Creating Actors: In the DialoguesAI interface, each speaker is an "Actor." Click on an actor card to modify them.
The Art of Pairing:
- For Harmony: Choose voices from the same "voice family" (e.g., two Microsoft-powered voices) to ensure they sound like they are in the same acoustic space.
- For Conflict: Create contrast. Cast a voice with a deep, slow, measured tone against a character with a high-pitched, fast-paced delivery.
- For Authenticity: Assign different regional accents. A conversation between a character with a British English accent and another with an American English accent instantly adds a layer of depth and realism.

Phase 3: The Direction (Controlling the Performance)

This is the step that truly separates professional-sounding dialogues from amateur ones. You must direct your AI actors' performances.

Pacing and Timing: The rhythm of a conversation is everything.
- Use Punctuation: A simple ellipsis (...) can create a dramatic pause before a revelation.
- Shorten Sentences: Break up long, complex sentences to create a faster, more natural back-and-forth rhythm.
- Apply Effects: Select effects from the effects panel to make conversation more realistic.

Emotional Delivery: Real conversations have emotional arcs. Use Voice Styles to direct the performance. You can assign an "Angry" style to one actor during a point of conflict, and a "Cheerful" or "Friendly" style to another. You can even change an actor's style mid-dialogue to reflect a shift in mood.

Preview and Adjust: You can modify an actor's voice or style at any time, and the change will apply to all lines assigned to that actor. Use the play button to listen to how the voices interact and fine-tune until the pacing and emotional dynamic feel right.

Phase 4: The Production (Exporting for Post-Production)

How you export your final audio depends on how you plan to use it. This is another area where a professional tool provides critical flexibility.

Option 1: Single File Download (MP3/WAV):
- Best For: Podcasts, audiobooks, and any content that plays straight through without complex video editing. This gives you one complete audio file of the entire conversation.
Option 2: Paragraph-by-Paragraph Download:
- Best For: Video editing, animation, and e-learning modules.
- This is a crucial power-user feature. It exports a ZIP folder containing a separate audio file for each individual line of dialogue. For a video editor, this is a lifesaver. It allows them to place each line precisely on a timeline, sync it perfectly with on-screen actions, and fine-tune the timing between speakers down to the millisecond.

Beyond Audio: Adding Visuals with Scene Creator

To further streamline the creative process, you can create supporting visuals directly within your dialogue project.

How It Works: While in your dialogue, click on Create Visuals. You can write your own image description (e.g., "A detective and a nervous witness sitting at a dimly lit coffee shop booth") or use AI-generated suggestions based on your script.
From Image to Video: Once an image is generated, you can convert it into a 10-second animated video clip, providing a simple way to create a visual storyboard or animated scene that perfectly matches your audio.
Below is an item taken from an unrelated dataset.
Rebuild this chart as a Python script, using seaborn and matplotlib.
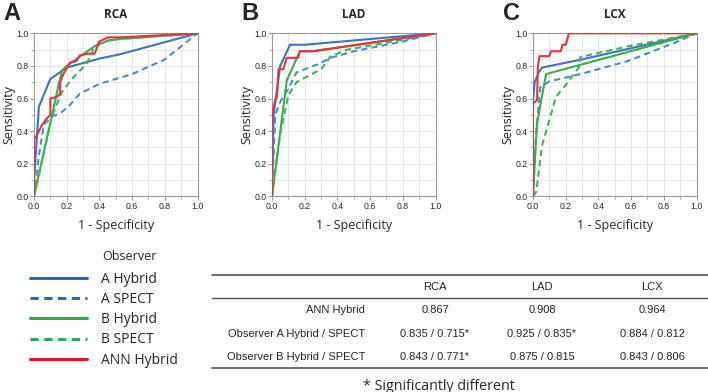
import numpy as np
import pandas as pd
import seaborn as sns
import matplotlib.pyplot as plt
from matplotlib.lines import Line2D
from matplotlib.ticker import MultipleLocator

# ROC curve points (1 - specificity, sensitivity)
rca_a_hyb_x = [0, 0, 0.03, 0.10, 0.20, 0.40, 0.52, 1.0]
rca_a_hyb_y = [0, 0.10, 0.55, 0.72, 0.79, 0.845, 0.87, 1.0]
rca_a_spe_x = [0, 0.03, 0.06, 0.11, 0.16, 0.21, 0.28, 0.40, 0.60, 0.80, 1.0]
rca_a_spe_y = [0, 0.25, 0.44, 0.49, 0.51, 0.55, 0.63, 0.69, 0.75, 0.84, 1.0]
rca_b_hyb_x = [0, 0.17, 0.20, 0.37, 0.45, 0.52, 1.0]
rca_b_hyb_y = [0, 0.77, 0.80, 0.92, 0.955, 0.965, 1.0]
rca_b_spe_x = [0, 0.11, 0.17, 0.24, 0.32, 0.37, 0.45, 0.52, 1.0]
rca_b_spe_y = [0, 0.49, 0.64, 0.73, 0.81, 0.92, 0.955, 0.965, 1.0]
rca_ann_x = [0, 0, 0.01, 0.05, 0.08, 0.10, 0.10, 0.14, 0.16, 0.16, 0.18, 0.22, 0.26, 0.28, 0.33, 0.37, 0.40, 0.45, 0.52, 1.0]
rca_ann_y = [0, 0.36, 0.36, 0.44, 0.48, 0.50, 0.60, 0.61, 0.63, 0.70, 0.75, 0.82, 0.83, 0.865, 0.875, 0.875, 0.95, 0.975, 0.975, 1.0]

lad_a_hyb_x = [0, 0.01, 0.05, 0.11, 0.20, 1.0]
lad_a_hyb_y = [0, 0.50, 0.80, 0.93, 0.93, 1.0]
lad_a_spe_x = [0, 0.02, 0.05, 0.10, 0.15, 0.28, 0.36, 0.50, 0.80, 1.0]
lad_a_spe_y = [0, 0.50, 0.58, 0.66, 0.76, 0.81, 0.85, 0.89, 0.95, 1.0]
lad_b_hyb_x = [0, 0.09, 0.17, 0.25, 1.0]
lad_b_hyb_y = [0, 0.71, 0.89, 0.89, 1.0]
lad_b_spe_x = [0, 0.05, 0.10, 0.15, 0.30, 0.36, 0.46, 0.80, 1.0]
lad_b_spe_y = [0, 0.38, 0.62, 0.70, 0.78, 0.86, 0.90, 0.96, 1.0]
lad_ann_x = [0, 0, 0.02, 0.03, 0.04, 0.07, 0.08, 0.09, 0.16, 0.17, 0.25, 1.0]
lad_ann_y = [0, 0.51, 0.59, 0.61, 0.78, 0.78, 0.82, 0.85, 0.85, 0.89, 0.89, 1.0]

lcx_a_hyb_x = [0, 0, 0.01, 0.035, 0.055, 0.30, 1.0]
lcx_a_hyb_y = [0, 0.59, 0.70, 0.76, 0.79, 0.84, 1.0]
lcx_a_spe_x = [0, 0.02, 0.045, 0.10, 0.29, 0.58, 0.86, 1.0]
lcx_a_spe_y = [0, 0.40, 0.67, 0.705, 0.75, 0.83, 0.94, 1.0]
lcx_b_hyb_x = [0, 0.01, 0.025, 0.08, 1.0]
lcx_b_hyb_y = [0, 0.20, 0.45, 0.75, 1.0]
lcx_b_spe_x = [0, 0.02, 0.055, 0.14, 0.19, 0.28, 0.29, 0.58, 1.0]
lcx_b_spe_y = [0, 0.03, 0.31, 0.61, 0.67, 0.79, 0.855, 0.92, 1.0]
lcx_ann_x = [0, 0, 0.025, 0.03, 0.04, 0.10, 0.11, 0.17, 0.18, 0.20, 0.22, 1.0]
lcx_ann_y = [0, 0.57, 0.59, 0.80, 0.86, 0.86, 0.89, 0.89, 0.93, 0.93, 1.0, 1.0]

series_names = ["A Hybrid", "A SPECT", "B Hybrid", "B SPECT", "ANN Hybrid"]
panels = ["RCA", "LAD", "LCX"]
panel_letters = ["A", "B", "C"]
curves = {
    "RCA": [(rca_a_hyb_x, rca_a_hyb_y), (rca_a_spe_x, rca_a_spe_y), (rca_b_hyb_x, rca_b_hyb_y),
            (rca_b_spe_x, rca_b_spe_y), (rca_ann_x, rca_ann_y)],
    "LAD": [(lad_a_hyb_x, lad_a_hyb_y), (lad_a_spe_x, lad_a_spe_y), (lad_b_hyb_x, lad_b_hyb_y),
            (lad_b_spe_x, lad_b_spe_y), (lad_ann_x, lad_ann_y)],
    "LCX": [(lcx_a_hyb_x, lcx_a_hyb_y), (lcx_a_spe_x, lcx_a_spe_y), (lcx_b_hyb_x, lcx_b_hyb_y),
            (lcx_b_spe_x, lcx_b_spe_y), (lcx_ann_x, lcx_ann_y)],
}

# AUC table
table_cols = ["RCA", "LAD", "LCX"]
table_rows = ["ANN Hybrid", "Observer A Hybrid / SPECT", "Observer B Hybrid / SPECT"]
table_vals = [
    ["0.867", "0.908", "0.964"],
    ["0.835 / 0.715*", "0.925 / 0.835*", "0.884 / 0.812"],
    ["0.843 / 0.771*", "0.875 / 0.815", "0.843 / 0.806"],
]

colors = {"A Hybrid": "#3a74c6", "A SPECT": "#4a8ad8", "B Hybrid": "#34b04a",
          "B SPECT": "#3fb552", "ANN Hybrid": "#e8323c"}
dashes = {"A Hybrid": "", "A SPECT": (3, 2), "B Hybrid": "", "B SPECT": (3, 2), "ANN Hybrid": ""}
legend_colors = ["#1f6cc0", "#1f6cc0", "#27ae4a", "#27ae4a", "#e8141c"]

# long table
rows = []
for p in panels:
    for name, (xs, ys) in zip(series_names, curves[p]):
        for i, (x, y) in enumerate(zip(xs, ys)):
            rows.append({"panel": p, "series": name, "order": i, "fpr": x, "tpr": y})
df = pd.DataFrame(rows)

sns.set_style("whitegrid")
plt.rcParams["font.family"] = ["Liberation Sans", "DejaVu Sans"]

fig = plt.figure(figsize=(7.08, 3.92), dpi=100)
lefts = [34 / 708, 272 / 708, 533 / 708]
for k, p in enumerate(panels):
    ax = fig.add_axes([lefts[k], 0.499, 0.231, 0.416])
    sub = df[df.panel == p]
    sns.lineplot(data=sub, x="fpr", y="tpr", hue="series", style="series", units="series",
                 palette=colors, dashes=dashes, sort=False, estimator=None,
                 linewidth=1.5, legend=False, ax=ax, zorder=3)
    ax.set_xlim(0, 1.0)
    ax.set_ylim(0, 1.0)
    ax.xaxis.set_minor_locator(MultipleLocator(0.1))
    ax.yaxis.set_minor_locator(MultipleLocator(0.1))
    ax.grid(True, which="both", color="#e4e4e4", linewidth=0.6)
    ax.tick_params(axis="both", which="major", labelsize=6.3, length=3, width=0.6,
                   color="#888888", pad=1.0, left=True, bottom=True)
    ax.tick_params(axis="both", which="minor", length=2, width=0.5, color="#888888",
                   left=True, bottom=True)
    ax.set_xticks([0, 0.2, 0.4, 0.6, 0.8, 1.0])
    ax.set_xticklabels(["0.0", "0.2", "0.4", "0.6", "0.8", "1.0"])
    ax.set_yticks([0, 0.2, 0.4, 0.6, 0.8, 1.0])
    ax.set_yticklabels(["0.0", "0.2", "0.4", "0.6", "0.8", "1.0"])
    for s in ax.spines.values():
        s.set_color("#9a9a9a")
        s.set_linewidth(0.8)
    ax.set_xlabel("1 - Specificity", fontsize=9, family="Open Sans", labelpad=6)
    ax.set_ylabel("Sensitivity", fontsize=9, family="Open Sans", labelpad=0.5)
    ax.set_title(p, fontsize=8.5, fontweight="bold", family="Open Sans", pad=11)
    fig.text(lefts[k] - 0.043, 0.965, panel_letters[k], fontsize=17, fontweight="bold",
             ha="left", va="center")

W, H = 708, 392
def fy(py):
    return 1 - py / H

# legend
fig.text(102 / W, fy(257), "Observer", ha="left", va="center", fontsize=9,
         family="Open Sans")
handles = [Line2D([], [], color=c, linewidth=2.2,
                  linestyle=(0, (2.7, 1.8)) if dashes[n] else "-")
           for n, c in zip(series_names, legend_colors)]
leg = fig.legend(handles, series_names, loc="upper left",
                 bbox_to_anchor=(0.034, fy(266)), frameon=False,
                 handlelength=4.1, handletextpad=1.05, borderaxespad=0,
                 labelspacing=0.38, prop={"family": "Open Sans", "size": 10})

# table
tl, tr = 212 / W, 1.0
for py, lw in [(275, 1.2), (298, 1.0), (368, 1.2)]:
    fig.add_artist(Line2D([tl, tr], [fy(py), fy(py)], color="#555555", linewidth=lw))
col_x = [435 / W, 542 / W, 652 / W]
for cx, c in zip(col_x, table_cols):
    fig.text(cx, fy(287), c, ha="center", va="center", fontsize=8)
row_y = [310, 334, 357]
for ry, rname, vals in zip(row_y, table_rows, table_vals):
    fig.text(365 / W, fy(ry), rname, ha="right", va="center", fontsize=8)
    for cx, v in zip(col_x, vals):
        fig.text(cx, fy(ry), v, ha="center", va="center", fontsize=8)
fig.text(439 / W, fy(386), "* Significantly different", ha="center", va="center",
         fontsize=10.3, family="Open Sans")

fig.savefig("out.png", dpi=100)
Your First Project: A 5-Minute Dialogue

Open DialoguesAI and choose "Use Assistant."
Prompt the AI: Type "Create a short, friendly dialogue where a customer asks a barista for a coffee recommendation."
Watch the Magic: The AI will generate the script and automatically assign two different voices.
Recast One Actor: Click on the customer's actor card and browse for a different voice.
Direct the Emotion: Click on the barista's actor card and apply the "Friendly" voice style.
Generate and Listen: Click the play button to hear your directed, multi-speaker scene.

In under five minutes, you have gone from a simple idea to a fully realized audio conversation—a task that once required hours of frustrating, manual work.